#### [What the task asks]
Repeat the listing word for word. No pictures belong in the copy.

#### [Data]
>> START

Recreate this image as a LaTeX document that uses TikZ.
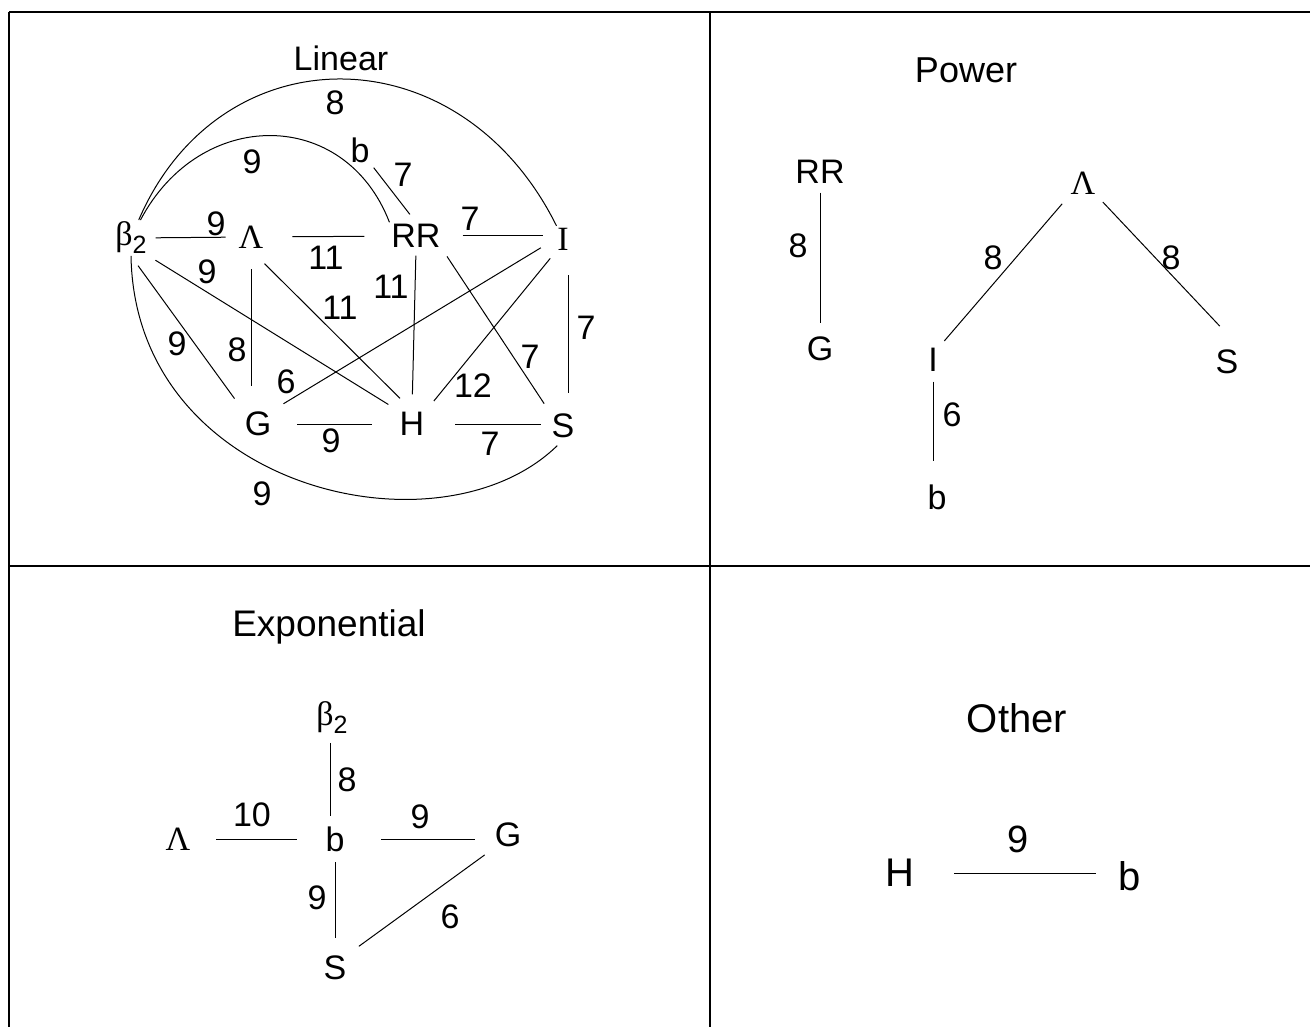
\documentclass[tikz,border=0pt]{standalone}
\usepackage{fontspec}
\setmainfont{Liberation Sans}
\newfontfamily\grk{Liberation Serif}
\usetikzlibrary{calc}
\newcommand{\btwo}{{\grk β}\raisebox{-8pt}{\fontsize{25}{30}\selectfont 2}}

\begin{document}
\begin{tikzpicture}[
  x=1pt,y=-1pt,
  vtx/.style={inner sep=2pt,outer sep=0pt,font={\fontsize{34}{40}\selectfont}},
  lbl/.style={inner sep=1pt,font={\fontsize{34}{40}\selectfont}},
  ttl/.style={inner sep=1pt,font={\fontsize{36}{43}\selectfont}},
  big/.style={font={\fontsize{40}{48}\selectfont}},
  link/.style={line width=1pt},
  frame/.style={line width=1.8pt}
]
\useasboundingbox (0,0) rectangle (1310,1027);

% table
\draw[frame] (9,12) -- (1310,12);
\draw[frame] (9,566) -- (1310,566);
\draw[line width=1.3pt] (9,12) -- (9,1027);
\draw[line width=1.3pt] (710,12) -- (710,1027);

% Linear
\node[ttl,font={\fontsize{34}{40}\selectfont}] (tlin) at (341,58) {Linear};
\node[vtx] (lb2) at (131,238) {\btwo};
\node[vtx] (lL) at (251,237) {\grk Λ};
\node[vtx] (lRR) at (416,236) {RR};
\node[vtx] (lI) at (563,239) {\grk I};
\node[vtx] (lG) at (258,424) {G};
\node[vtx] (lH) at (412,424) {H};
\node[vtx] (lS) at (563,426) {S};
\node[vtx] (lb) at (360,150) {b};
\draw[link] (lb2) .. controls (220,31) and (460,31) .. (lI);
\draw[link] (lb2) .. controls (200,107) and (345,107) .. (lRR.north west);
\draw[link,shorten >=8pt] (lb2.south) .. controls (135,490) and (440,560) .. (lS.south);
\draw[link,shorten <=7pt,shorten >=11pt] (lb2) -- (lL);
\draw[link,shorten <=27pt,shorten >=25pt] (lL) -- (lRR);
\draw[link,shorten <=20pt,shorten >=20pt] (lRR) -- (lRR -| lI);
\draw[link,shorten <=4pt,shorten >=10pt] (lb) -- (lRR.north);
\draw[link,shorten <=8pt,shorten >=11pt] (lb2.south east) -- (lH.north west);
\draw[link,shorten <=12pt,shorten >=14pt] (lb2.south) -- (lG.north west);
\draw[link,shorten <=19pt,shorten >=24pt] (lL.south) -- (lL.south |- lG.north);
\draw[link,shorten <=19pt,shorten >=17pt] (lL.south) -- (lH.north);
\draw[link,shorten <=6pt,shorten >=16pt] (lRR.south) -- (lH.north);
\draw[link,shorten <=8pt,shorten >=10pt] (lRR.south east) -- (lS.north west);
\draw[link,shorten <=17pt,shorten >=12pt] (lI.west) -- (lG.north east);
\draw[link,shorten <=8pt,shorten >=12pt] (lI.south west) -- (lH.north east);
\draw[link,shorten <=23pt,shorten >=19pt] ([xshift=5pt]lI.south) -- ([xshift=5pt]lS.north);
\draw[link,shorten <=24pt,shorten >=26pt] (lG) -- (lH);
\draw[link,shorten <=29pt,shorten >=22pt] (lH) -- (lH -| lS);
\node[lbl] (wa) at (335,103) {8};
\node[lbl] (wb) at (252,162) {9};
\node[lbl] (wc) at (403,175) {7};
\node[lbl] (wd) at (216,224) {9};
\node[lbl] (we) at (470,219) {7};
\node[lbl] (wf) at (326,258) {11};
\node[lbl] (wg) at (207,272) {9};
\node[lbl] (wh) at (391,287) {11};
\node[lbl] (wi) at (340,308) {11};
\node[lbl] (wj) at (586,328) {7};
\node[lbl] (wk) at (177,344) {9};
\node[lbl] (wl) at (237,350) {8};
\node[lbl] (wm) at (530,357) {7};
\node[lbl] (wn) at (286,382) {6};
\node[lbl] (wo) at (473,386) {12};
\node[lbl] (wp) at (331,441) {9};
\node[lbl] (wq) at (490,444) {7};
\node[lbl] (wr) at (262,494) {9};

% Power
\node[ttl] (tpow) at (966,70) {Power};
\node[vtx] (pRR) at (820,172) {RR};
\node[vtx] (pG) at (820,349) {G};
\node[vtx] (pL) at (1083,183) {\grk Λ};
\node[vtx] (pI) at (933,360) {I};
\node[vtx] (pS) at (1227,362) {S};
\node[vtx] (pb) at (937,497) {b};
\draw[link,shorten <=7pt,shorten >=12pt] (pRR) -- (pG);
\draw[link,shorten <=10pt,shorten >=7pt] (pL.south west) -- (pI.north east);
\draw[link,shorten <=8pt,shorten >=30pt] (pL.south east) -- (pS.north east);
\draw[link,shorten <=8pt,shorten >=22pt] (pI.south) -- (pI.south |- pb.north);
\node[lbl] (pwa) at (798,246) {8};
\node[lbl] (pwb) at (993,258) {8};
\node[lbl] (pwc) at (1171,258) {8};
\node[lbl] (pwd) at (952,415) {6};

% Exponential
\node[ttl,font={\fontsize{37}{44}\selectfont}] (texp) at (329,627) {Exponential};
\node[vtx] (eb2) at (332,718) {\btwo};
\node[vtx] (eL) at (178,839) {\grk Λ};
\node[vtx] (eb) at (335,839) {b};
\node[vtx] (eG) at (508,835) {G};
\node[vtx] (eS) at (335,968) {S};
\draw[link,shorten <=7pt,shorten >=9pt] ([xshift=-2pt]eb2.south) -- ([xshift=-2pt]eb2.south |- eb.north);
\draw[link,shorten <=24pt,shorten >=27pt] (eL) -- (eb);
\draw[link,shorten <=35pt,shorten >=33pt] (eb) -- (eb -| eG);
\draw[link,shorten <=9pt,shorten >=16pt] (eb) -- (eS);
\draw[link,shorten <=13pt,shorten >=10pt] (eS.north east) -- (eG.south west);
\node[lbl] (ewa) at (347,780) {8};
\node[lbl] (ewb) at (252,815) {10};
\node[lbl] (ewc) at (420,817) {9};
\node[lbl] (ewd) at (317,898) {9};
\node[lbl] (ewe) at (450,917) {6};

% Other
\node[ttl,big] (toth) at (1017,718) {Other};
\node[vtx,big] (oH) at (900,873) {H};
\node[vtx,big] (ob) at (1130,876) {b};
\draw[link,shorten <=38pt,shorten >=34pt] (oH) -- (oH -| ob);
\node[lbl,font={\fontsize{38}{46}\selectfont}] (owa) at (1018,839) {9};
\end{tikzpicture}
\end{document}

>> END

#### [Response to the exercise]
Recreate this image as a LaTeX document that uses TikZ.
\documentclass[tikz,border=0pt]{standalone}
\usepackage{fontspec}
\setmainfont{Liberation Sans}
\newfontfamily\grk{Liberation Serif}
\usetikzlibrary{calc}
\newcommand{\btwo}{{\grk β}\raisebox{-8pt}{\fontsize{25}{30}\selectfont 2}}

\begin{document}
\begin{tikzpicture}[
  x=1pt,y=-1pt,
  vtx/.style={inner sep=2pt,outer sep=0pt,font={\fontsize{34}{40}\selectfont}},
  lbl/.style={inner sep=1pt,font={\fontsize{34}{40}\selectfont}},
  ttl/.style={inner sep=1pt,font={\fontsize{36}{43}\selectfont}},
  big/.style={font={\fontsize{40}{48}\selectfont}},
  link/.style={line width=1pt},
  frame/.style={line width=1.8pt}
]
\useasboundingbox (0,0) rectangle (1310,1027);

% table
\draw[frame] (9,12) -- (1310,12);
\draw[frame] (9,566) -- (1310,566);
\draw[line width=1.3pt] (9,12) -- (9,1027);
\draw[line width=1.3pt] (710,12) -- (710,1027);

% Linear
\node[ttl,font={\fontsize{34}{40}\selectfont}] (tlin) at (341,58) {Linear};
\node[vtx] (lb2) at (131,238) {\btwo};
\node[vtx] (lL) at (251,237) {\grk Λ};
\node[vtx] (lRR) at (416,236) {RR};
\node[vtx] (lI) at (563,239) {\grk I};
\node[vtx] (lG) at (258,424) {G};
\node[vtx] (lH) at (412,424) {H};
\node[vtx] (lS) at (563,426) {S};
\node[vtx] (lb) at (360,150) {b};
\draw[link] (lb2) .. controls (220,31) and (460,31) .. (lI);
\draw[link] (lb2) .. controls (200,107) and (345,107) .. (lRR.north west);
\draw[link,shorten >=8pt] (lb2.south) .. controls (135,490) and (440,560) .. (lS.south);
\draw[link,shorten <=7pt,shorten >=11pt] (lb2) -- (lL);
\draw[link,shorten <=27pt,shorten >=25pt] (lL) -- (lRR);
\draw[link,shorten <=20pt,shorten >=20pt] (lRR) -- (lRR -| lI);
\draw[link,shorten <=4pt,shorten >=10pt] (lb) -- (lRR.north);
\draw[link,shorten <=8pt,shorten >=11pt] (lb2.south east) -- (lH.north west);
\draw[link,shorten <=12pt,shorten >=14pt] (lb2.south) -- (lG.north west);
\draw[link,shorten <=19pt,shorten >=24pt] (lL.south) -- (lL.south |- lG.north);
\draw[link,shorten <=19pt,shorten >=17pt] (lL.south) -- (lH.north);
\draw[link,shorten <=6pt,shorten >=16pt] (lRR.south) -- (lH.north);
\draw[link,shorten <=8pt,shorten >=10pt] (lRR.south east) -- (lS.north west);
\draw[link,shorten <=17pt,shorten >=12pt] (lI.west) -- (lG.north east);
\draw[link,shorten <=8pt,shorten >=12pt] (lI.south west) -- (lH.north east);
\draw[link,shorten <=23pt,shorten >=19pt] ([xshift=5pt]lI.south) -- ([xshift=5pt]lS.north);
\draw[link,shorten <=24pt,shorten >=26pt] (lG) -- (lH);
\draw[link,shorten <=29pt,shorten >=22pt] (lH) -- (lH -| lS);
\node[lbl] (wa) at (335,103) {8};
\node[lbl] (wb) at (252,162) {9};
\node[lbl] (wc) at (403,175) {7};
\node[lbl] (wd) at (216,224) {9};
\node[lbl] (we) at (470,219) {7};
\node[lbl] (wf) at (326,258) {11};
\node[lbl] (wg) at (207,272) {9};
\node[lbl] (wh) at (391,287) {11};
\node[lbl] (wi) at (340,308) {11};
\node[lbl] (wj) at (586,328) {7};
\node[lbl] (wk) at (177,344) {9};
\node[lbl] (wl) at (237,350) {8};
\node[lbl] (wm) at (530,357) {7};
\node[lbl] (wn) at (286,382) {6};
\node[lbl] (wo) at (473,386) {12};
\node[lbl] (wp) at (331,441) {9};
\node[lbl] (wq) at (490,444) {7};
\node[lbl] (wr) at (262,494) {9};

% Power
\node[ttl] (tpow) at (966,70) {Power};
\node[vtx] (pRR) at (820,172) {RR};
\node[vtx] (pG) at (820,349) {G};
\node[vtx] (pL) at (1083,183) {\grk Λ};
\node[vtx] (pI) at (933,360) {I};
\node[vtx] (pS) at (1227,362) {S};
\node[vtx] (pb) at (937,497) {b};
\draw[link,shorten <=7pt,shorten >=12pt] (pRR) -- (pG);
\draw[link,shorten <=10pt,shorten >=7pt] (pL.south west) -- (pI.north east);
\draw[link,shorten <=8pt,shorten >=30pt] (pL.south east) -- (pS.north east);
\draw[link,shorten <=8pt,shorten >=22pt] (pI.south) -- (pI.south |- pb.north);
\node[lbl] (pwa) at (798,246) {8};
\node[lbl] (pwb) at (993,258) {8};
\node[lbl] (pwc) at (1171,258) {8};
\node[lbl] (pwd) at (952,415) {6};

% Exponential
\node[ttl,font={\fontsize{37}{44}\selectfont}] (texp) at (329,627) {Exponential};
\node[vtx] (eb2) at (332,718) {\btwo};
\node[vtx] (eL) at (178,839) {\grk Λ};
\node[vtx] (eb) at (335,839) {b};
\node[vtx] (eG) at (508,835) {G};
\node[vtx] (eS) at (335,968) {S};
\draw[link,shorten <=7pt,shorten >=9pt] ([xshift=-2pt]eb2.south) -- ([xshift=-2pt]eb2.south |- eb.north);
\draw[link,shorten <=24pt,shorten >=27pt] (eL) -- (eb);
\draw[link,shorten <=35pt,shorten >=33pt] (eb) -- (eb -| eG);
\draw[link,shorten <=9pt,shorten >=16pt] (eb) -- (eS);
\draw[link,shorten <=13pt,shorten >=10pt] (eS.north east) -- (eG.south west);
\node[lbl] (ewa) at (347,780) {8};
\node[lbl] (ewb) at (252,815) {10};
\node[lbl] (ewc) at (420,817) {9};
\node[lbl] (ewd) at (317,898) {9};
\node[lbl] (ewe) at (450,917) {6};

% Other
\node[ttl,big] (toth) at (1017,718) {Other};
\node[vtx,big] (oH) at (900,873) {H};
\node[vtx,big] (ob) at (1130,876) {b};
\draw[link,shorten <=38pt,shorten >=34pt] (oH) -- (oH -| ob);
\node[lbl,font={\fontsize{38}{46}\selectfont}] (owa) at (1018,839) {9};
\end{tikzpicture}
\end{document}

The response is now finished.